(begin)

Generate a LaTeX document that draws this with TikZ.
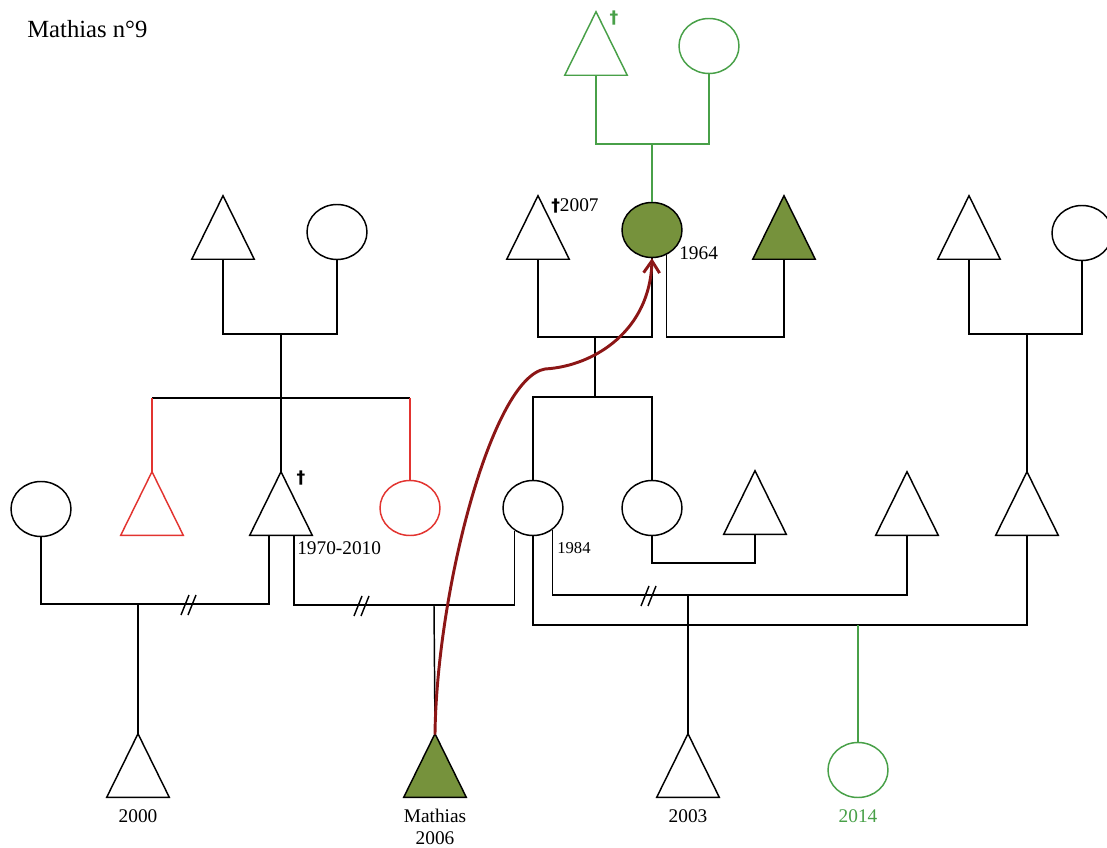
\documentclass[tikz,border=0pt]{standalone}
\usepackage{fontspec}
\setmainfont{Liberation Serif}
\newfontfamily\symfont{DejaVu Sans}
\usetikzlibrary{calc,arrows.meta,shapes.geometric}

\definecolor{lineGreen}{RGB}{72,160,72}
\definecolor{fillGreen}{RGB}{118,146,60}
\definecolor{lineRed}{RGB}{226,52,48}
\definecolor{arrowRed}{RGB}{140,22,22}

\tikzset{
  base/.style={line width=1.1pt, line join=miter},
  tri/.style={rectangle, draw=none, inner sep=0pt,
    minimum width=46.5pt, minimum height=47.25pt,
    append after command={\pgfextra{\draw[base,#1]
      (\tikzlastnode.north) -- (\tikzlastnode.south west)
      -- (\tikzlastnode.south east) -- cycle;}}},
  tri/.default={black},
  circ/.style={ellipse, base, draw, inner sep=0pt,
    minimum width=45pt, minimum height=41.25pt},
  lbl/.style={inner sep=0pt, font=\fontsize{14.5}{17}\selectfont},
  small/.style={inner sep=0pt, font=\fontsize{12.5}{15}\selectfont},
  dag/.style={inner sep=0pt, font=\symfont\bfseries\fontsize{13}{15}\selectfont},
  green/.style={base, draw=lineGreen},
  redl/.style={base, draw=lineRed},
  brk/.pic={\draw[base] (-8,10) -- (0,-10) (-1,10) -- (7,-10);},
}

\begin{document}
\begin{tikzpicture}[x=0.75pt, y=-0.75pt]
\useasboundingbox (0,0) rectangle (1107,848);

\node[anchor=base west, inner sep=0pt, font=\fontsize{18.5}{22}\selectfont] (title) at (27,38) {Mathias n°9};

% --- top generation (green)
\node[tri={draw=lineGreen}] (gt) at (596,43.5) {};
\node[circ, draw=lineGreen] (gc) at (709,46) {};
\node[dag, text=lineGreen] (gtd) at (614,18) {†};

% --- grandparents
\node[tri] (A) at (223,227.5) {};
\node[circ] (B) at (337,232) {};
\node[tri] (C) at (538,227.5) {};
\node[circ, fill=fillGreen] (D) at (652,230) {};
\node[tri={fill=fillGreen}] (E) at (784,227.5) {};
\node[tri] (H) at (969,227.5) {};
\node[circ] (I) at (1082,233) {};

\node[anchor=west, inner sep=0pt] (Cd) at (551,206) {\symfont\bfseries\fontsize{13}{15}\selectfont †\fontsize{14.5}{17}\rmfamily\mdseries\selectfont 2007};
\node[lbl, anchor=west] (Dl) at (679,253) {1964};

% --- parents generation
\node[circ] (J) at (41,509) {};
\node[tri={draw=lineRed}] (K) at (152,503.5) {};
\node[tri] (L) at (281,503.5) {};
\node[circ, draw=lineRed] (M) at (410,508) {};
\node[circ] (F) at (533,508) {};
\node[circ] (G) at (652,508) {};
\node[tri] (N) at (755,502.5) {};
\node[tri] (O) at (907,503.5) {};
\node[tri] (P) at (1027,503.5) {};

\node[dag] (Ld) at (301,478) {†};
\node[lbl, anchor=west] (Ll) at (297,548) {1970-2010};
\node[small, anchor=west] (Fl) at (557,548) {1984};

% --- children
\node[tri] (c1) at (138,765.5) {};
\node[tri={fill=fillGreen}] (mth) at (435,765.5) {};
\node[tri] (c3) at (688,765.5) {};
\node[circ, draw=lineGreen] (c4) at (858,770) {};

\node[lbl] (c1l) at (138,816) {2000};
\node[lbl] (mthl) at (435,816) {Mathias};
\node[lbl] (mthy) at (435,838) {2006};
\node[lbl] (c3l) at (688,816) {2003};
\node[lbl, text=lineGreen] (c4l) at (858,816) {2014};

% --- couple and descent coordinates
\coordinate (gm) at (652,144);
\coordinate (ab) at (281,334);
\coordinate (absib) at (281,398);
\coordinate (cd) at (595,337);
\coordinate (cdsib) at (595,397);
\coordinate (hi) at (1027,334);
\coordinate (jl) at (138,604);
\coordinate (lf) at (434,605);
\coordinate (fo) at (688,595);
\coordinate (fp) at (858,625);
\coordinate (gn) at (700,563);
\coordinate (bend) at (545,369);

% green branch
\draw[green] (gt.south) |- (gm) -| (gc.south);
\draw[green] (gm) -- (D.north);

% paternal side
\draw[base] (A.south) |- (ab) -| (B.south);
\draw[base] (ab) -- (L.north);
\draw[base] (absib -| K.north) -- (absib -| M.north);
\draw[redl] (absib -| K.north) -- (K.north);
\draw[redl] (absib -| M.north) -- (M.north);

% maternal side
\draw[base] (C.south) |- (cd) -| (D.south);
\draw[base] (cd) -- (cdsib);
\draw[base] (F.north) |- (cdsib) -| (G.north);
\draw[base] (D.-60) -- (D.-60 |- cd) -| (E.south);

% right grandparents
\draw[base] (H.south) |- (hi) -| (I.south);
\draw[base] (hi) -- (P.north);

% unions of the parents' generation
\draw[base] (J.south) |- (jl) -| ($(L.south)+(-12,0)$);
\draw[base] (jl) -- (c1.north);
\pic at (189,605) {brk};

\draw[base] ($(L.south)+(13,0)$) |- (lf) -| (F.-129);
\draw[base] (lf) -- (mth.north);
\pic at (362,606) {brk};

\draw[base] (F.-48) |- (fo) -| (O.south);
\draw[base] (fo) -- (c3.north);
\pic at (649,596) {brk};

\draw[base] (F.south) |- (fp) -| (P.south);
\draw[green] (fp) -- (fp |- c4.north);

\draw[base] (G.south) |- (gn) -| (N.south);

% red arrow
\draw[arrowRed, line width=2.2pt, line cap=round,
      -{Straight Barb[length=9pt,width=12pt]}]
  (mth.north) .. controls (437,590) and (492,378) .. (bend)
  .. controls (595,366) and (650,330) .. (D.south);
\end{tikzpicture}
\end{document}
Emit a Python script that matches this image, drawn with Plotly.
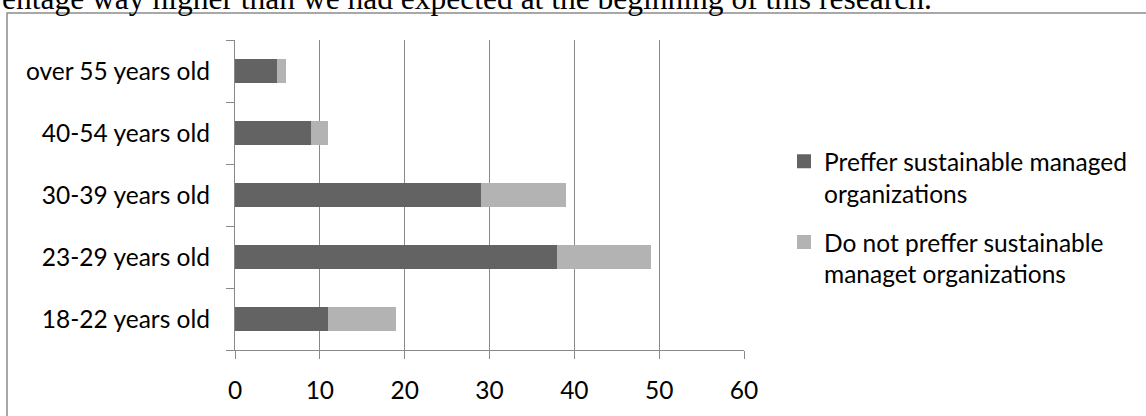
import plotly.graph_objects as go

# Survey data: age groups and counts of respondents by preference
age_groups = ["18-22 years old", "23-29 years old", "30-39 years old",
              "40-54 years old", "over 55 years old"]
prefer_sustainable = [11, 38, 29, 9, 5]
not_prefer_sustainable = [8, 11, 10, 2, 1]
series_names = ["Preffer sustainable managed<br>organizations",
                "Do not preffer sustainable<br>managet organizations"]
x_ticks = [0, 10, 20, 30, 40, 50, 60]

W, H = 1146, 416
ML, MR, MT, MB = 235, 402, 40, 56
PW, PH = W - ML - MR, H - MT - MB

DARK = "#636363"
LIGHT = "#b3b3b3"
GRID = "#898989"
FONT = "Lato"
FS = 24.5


def px_to_paper_x(px):
    return (px - ML) / PW


def px_to_paper_y(py):
    return 1 + (MT - py) / PH


fig = go.Figure()
for vals, name, color in zip([prefer_sustainable, not_prefer_sustainable],
                             series_names, [DARK, LIGHT]):
    fig.add_trace(go.Bar(
        y=age_groups, x=vals, orientation="h", name=name,
        marker=dict(color=color, line=dict(width=0)),
        showlegend=False, legendgroup=name,
    ))
    # legend entry with a larger square swatch
    fig.add_trace(go.Scatter(
        x=[None], y=[None], mode="markers", name=name,
        marker=dict(symbol="square", size=14, color=color),
        legendgroup=name, showlegend=True,
    ))

fig.update_layout(
    width=W, height=H,
    margin=dict(l=ML, r=MR, t=MT, b=MB, pad=0),
    paper_bgcolor="white", plot_bgcolor="white",
    barmode="stack", bargap=0.6,
    font=dict(family=FONT, size=FS, color="#000000"),
    showlegend=True,
    legend=dict(
        x=px_to_paper_x(784), y=px_to_paper_y(142),
        xanchor="left", yanchor="top", valign="top",
        traceorder="grouped", tracegroupgap=14,
        font=dict(family=FONT, size=FS, color="#000000"),
        itemwidth=30, bgcolor="rgba(0,0,0,0)",
    ),
    xaxis=dict(
        range=[0, 60], tickvals=x_ticks, ticktext=[str(v) for v in x_ticks],
        showgrid=True, gridcolor=GRID, gridwidth=1.3,
        showline=True, linecolor=GRID, linewidth=1.3,
        ticks="outside", ticklen=8, tickcolor=GRID, tickwidth=1.3,
        ticklabelstandoff=10,
        zeroline=False, fixedrange=True,
    ),
    yaxis=dict(
        type="category", categoryorder="array", categoryarray=age_groups,
        showgrid=False, showline=True, linecolor=GRID, linewidth=1.3,
        ticks="outside", ticklen=8, tickcolor=GRID, tickwidth=1.3,
        tickson="boundaries", ticklabelstandoff=19,
        zeroline=False, fixedrange=True,
    ),
    shapes=[
        # chart frame, extending past the right and bottom of the page
        dict(type="rect", xref="paper", yref="paper",
             x0=px_to_paper_x(7), x1=px_to_paper_x(W + 20),
             y0=px_to_paper_y(H + 20), y1=px_to_paper_y(12),
             line=dict(color="#8c8c8c", width=1.5), fillcolor="rgba(0,0,0,0)",
             layer="below"),
    ],
    annotations=[
        dict(text="entage way higher than we had expected at the beginning of this research.",
             xref="paper", yref="paper",
             x=px_to_paper_x(0), y=px_to_paper_y(17.5),
             xanchor="left", yanchor="bottom", showarrow=False,
             font=dict(family="Liberation Serif", size=31.5, color="#000000")),
    ],
)

fig.write_html("out.html")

(end)

**What is required**
Please return, exactly as written, the lines from the first line of the records above through the line containing "(title) at (27,38)", both included, leaving out any pictures.

**Finished task**
Generate a LaTeX document that draws this with TikZ.
\documentclass[tikz,border=0pt]{standalone}
\usepackage{fontspec}
\setmainfont{Liberation Serif}
\newfontfamily\symfont{DejaVu Sans}
\usetikzlibrary{calc,arrows.meta,shapes.geometric}

\definecolor{lineGreen}{RGB}{72,160,72}
\definecolor{fillGreen}{RGB}{118,146,60}
\definecolor{lineRed}{RGB}{226,52,48}
\definecolor{arrowRed}{RGB}{140,22,22}

\tikzset{
  base/.style={line width=1.1pt, line join=miter},
  tri/.style={rectangle, draw=none, inner sep=0pt,
    minimum width=46.5pt, minimum height=47.25pt,
    append after command={\pgfextra{\draw[base,#1]
      (\tikzlastnode.north) -- (\tikzlastnode.south west)
      -- (\tikzlastnode.south east) -- cycle;}}},
  tri/.default={black},
  circ/.style={ellipse, base, draw, inner sep=0pt,
    minimum width=45pt, minimum height=41.25pt},
  lbl/.style={inner sep=0pt, font=\fontsize{14.5}{17}\selectfont},
  small/.style={inner sep=0pt, font=\fontsize{12.5}{15}\selectfont},
  dag/.style={inner sep=0pt, font=\symfont\bfseries\fontsize{13}{15}\selectfont},
  green/.style={base, draw=lineGreen},
  redl/.style={base, draw=lineRed},
  brk/.pic={\draw[base] (-8,10) -- (0,-10) (-1,10) -- (7,-10);},
}

\begin{document}
\begin{tikzpicture}[x=0.75pt, y=-0.75pt]
\useasboundingbox (0,0) rectangle (1107,848);

\node[anchor=base west, inner sep=0pt, font=\fontsize{18.5}{22}\selectfont] (title) at (27,38) {Mathias n°9};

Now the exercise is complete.